Think it through, you can do it!
I always liked the idea of painting the NEO and letting the difference in light pressure do the rest. It would be interesting to test it on a NEO to see just how effective it is.
I always liked the idea of painting the NEO and letting the difference in light pressure do the rest. It would be interesting to test it on a NEO to see just how effective it is.
That’s a good idea. These kinds of thought experiments do have some value. It would be interesting just to cover half an asteroid or comet (in your simulated mind of course) and then compare the change in outgassing from one side to another, and then compare that with your proposed albedo change. In other words, what are the magnitude of YORP effect forces, as opposed to the forces of actual albedo induced outgassing, and minimizing the effects of outgassing by simply covering part of the asteroid or comet with a simple vapor barrier. It seems to me that lots of different approaches would be viable over a wide variety of time scales, and that these kinds of directed energy ideas would also be applicable to our now severe near earth orbital debris problems too.

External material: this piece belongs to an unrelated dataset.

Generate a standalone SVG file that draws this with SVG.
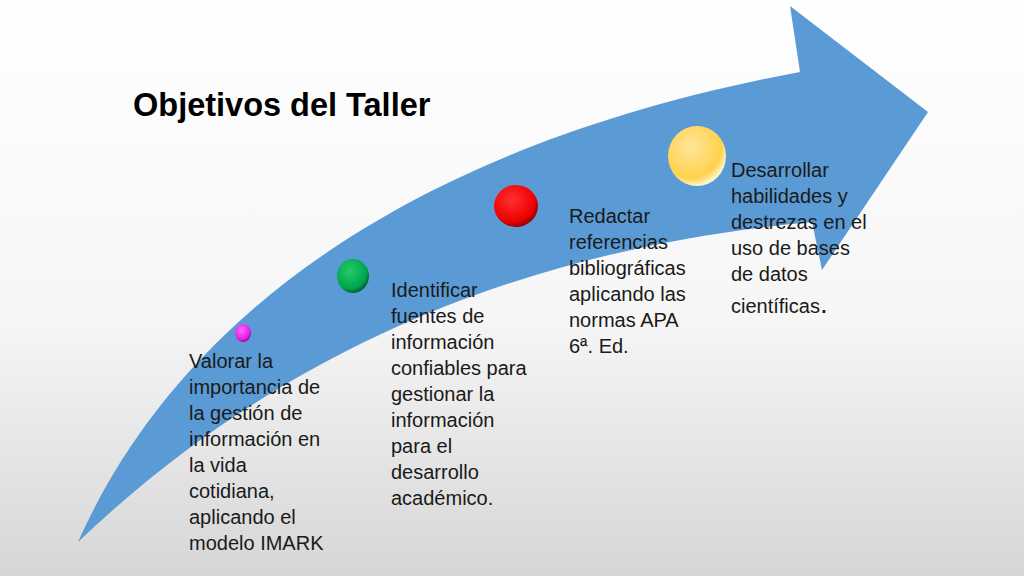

Thomas that was my thought too. I’d like to see a comparison betwen paint and plausible gravity tractors.
I wonder if the paint would weigh so much that you’d be better off keeping it in its container and using it as a gravity tractor…
The 11-ton “gravity tractor” would have to launch 15 years before a predicted collision between an asteroid and Earth, according to the BBC.
15 years? Wow, that sounds very useful.
Your NO WAR FOR OOOOIIIILLLLL” tirade was about momentum transfer?
Sorry, I don’t speak loon.
Your NO WAR FOR OOOOIIIILLLLL” tirade was about momentum transfer?
No, it was about energy conversion, using technology that is now well over one hundred years old, when many alternative techniques exist.
Sorry, I don’t speak loon.
You should, you might be able to see and thus think out of your narrow box of religious, media and parental dogma, and thus accomplish something of actual scientific or technological significance in your life, beyond lolspeak on your ipod.